Robert A. Levy was a driving force behind the landmark 2008 case District of Columbia v. Heller, in which the Supreme Court struck down the District’s gun laws and recognized an individual right to keep and bear arms. Not only was he one of the lawyers on the case, but he also personally funded the litigation. Levy, who is also chairman of the board of the D.C.-based Cato Institute, spoke with Style’s Eva Rodriguez on Thursday. What does the defender of gun rights think of the talk about new gun regulations in the aftermath of the Newtown, Conn., shootings? You might be surprised. Below are edited excerpts.
I can imagine a shop owner in the midst of a riot and he says he needs multiple rounds to protect his store and his family. I can also imagine the multi-victim killings like we had in Newtown, where there’s a reasonable argument that innocent lives might have been saved if these magazines had been banned and if the ban had been effective. So I think if government can show . . . the benefits of banning high-capacity magazines, then I have no doubt that such a ban would survive a court challenge.

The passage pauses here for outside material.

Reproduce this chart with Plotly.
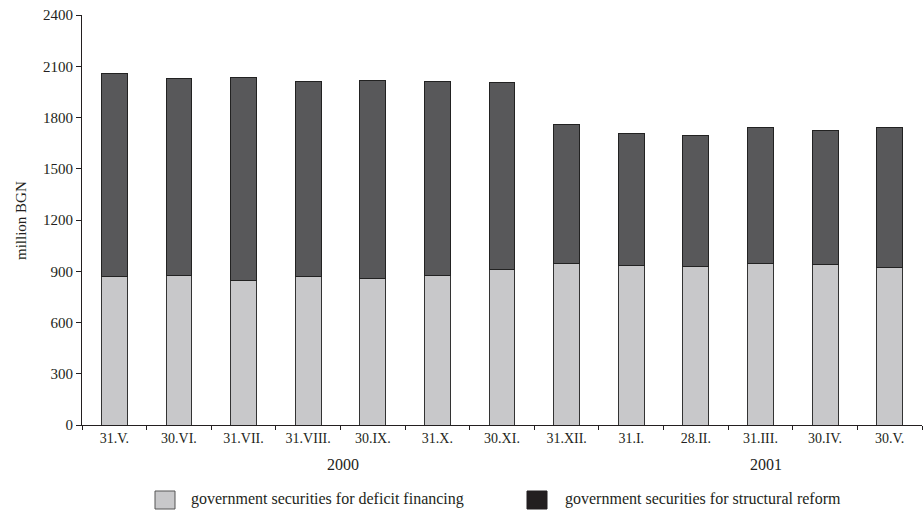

There are three problems that occur to me. One is that homemade magazines are easy to assemble; it’s just a box with a spring. The second is there is not any effective way to confiscate maybe 25 million high-capacity magazines that are now in circulation. And third, a significant number of existing firearms are configured for 12- to 19-round magazines. So I think a ban on any size of less than 20 rounds would meet with great, great resistance. All of that said, I don’t share the NRA’s view that we shouldn’t consider a ban on high-capacity magazines. I think a ban on magazines of 20 rounds and above seems to me to be reasonable.
We had an assault weapons ban from 1994 to 2004. The New York Times, after the ban expired, reported that despite dire predictions that the streets would be awash in military-style guns, expiration of the assault weapons ban has not set off a sustained surge in sales or caused any noticeable increase in gun crime. There are, of course, millions of these so-called assault weapons, and they’re used by millions of Americans for all sorts of things, including hunting, self-defense, target shooting, even the Olympics. Criminals use handguns because assault weapons are expensive and they’re difficult to conceal.
Now, [the Supreme Court] said that the Second Amendment would likely pose no barrier to outlawing weapons that are not in common use and are especially dangerous. And we have proof of that because fully automated weapons, like machine guns, have been essentially banned since 1934.
I don’t consider myself an expert on the technical features of firearms, and so I’m not prepared to say exactly which weapons would go on the list and which shouldn’t, but I think experts should be able to come up with a pretty good list — obviously not needed for self-defense, obviously dangerous, not in common use. And that would be the new assault weapons ban.
The NRA and the gun lobby had argued that each new gun regulation was a step down this slippery slope, leading ultimately to confiscation. . . . That clearly is what some radicals among gun controllers had in mind. But this is a new environment now. I think [the Supreme Court’s decisions] have taken the slippery slope argument pretty much off the table because [the court] has now established — for the first time ever — some hard-and-fast rules. There’s some wiggle room in those rules, to be sure. But at least we do know now that there’s an individual right to defend yourself, and a wholesale ban on a type of weapon that does have self-defense utility and that is in common use is not going to be permitted by the Supreme Court.
Criminals don’t register firearms. I mean, what the heck? Why would a guy who’s not deterred by a law against murder be deterred by a law that says he has to register a firearm? It’s only law-abiding citizens who register weapons, so I’m pretty skeptical about the value of registration.
On the other hand, I’m not adamant about resisting it. Again, I think the burden is on government to come up with some evidence [that it improves public safety], and so far they haven’t met that burden.
Survey data suggest that less than 2 percent of guns used by criminals are bought at gun shows and flea markets, and that includes the sales through [federally] licensed dealers at gun shows. The public doesn’t really realize this, but . . . not all sales at gun shows escape background checks. It’s only private sales. If I go to a gun show and sell my weapon to you, then there’s no background check. But if a dealer sells a weapon to you at a gun show, then the same background check has to occur that occurs if he sells it out of a store. And any dealers — retailers, wholesalers and manufacturers — have to be federally licensed. . . . If technology facilitated truly speedy background checks — and by that I mean 24 hours max — and if there was some reasonable assurance that privacy rights weren’t being violated, then I’d have no objection to extending [background checks] to cover private sales at gun shows. It’s not because I’m convinced that they would do any good. But I think it would get us past this particular debate and let us address options that might be more effective, including earlier detection and treatment of mental illness and, frankly, the NRA’s proposal, which I think is a good idea, for armed guards at school.
The one thing that’s pretty clear is that the existing [background information database] is not being provided the information it needs to keep the weapons away from mentally deranged people. Whether that information is so intrusive that it does create civil liberties problems I’m not prepared to say, because I don’t know enough about the subject. But I add, though, that I do think this is not a legitimate function of the federal government. I think this is part of a state’s police power, which includes protecting residents against rights-violating activities, such as the criminal use of firearms.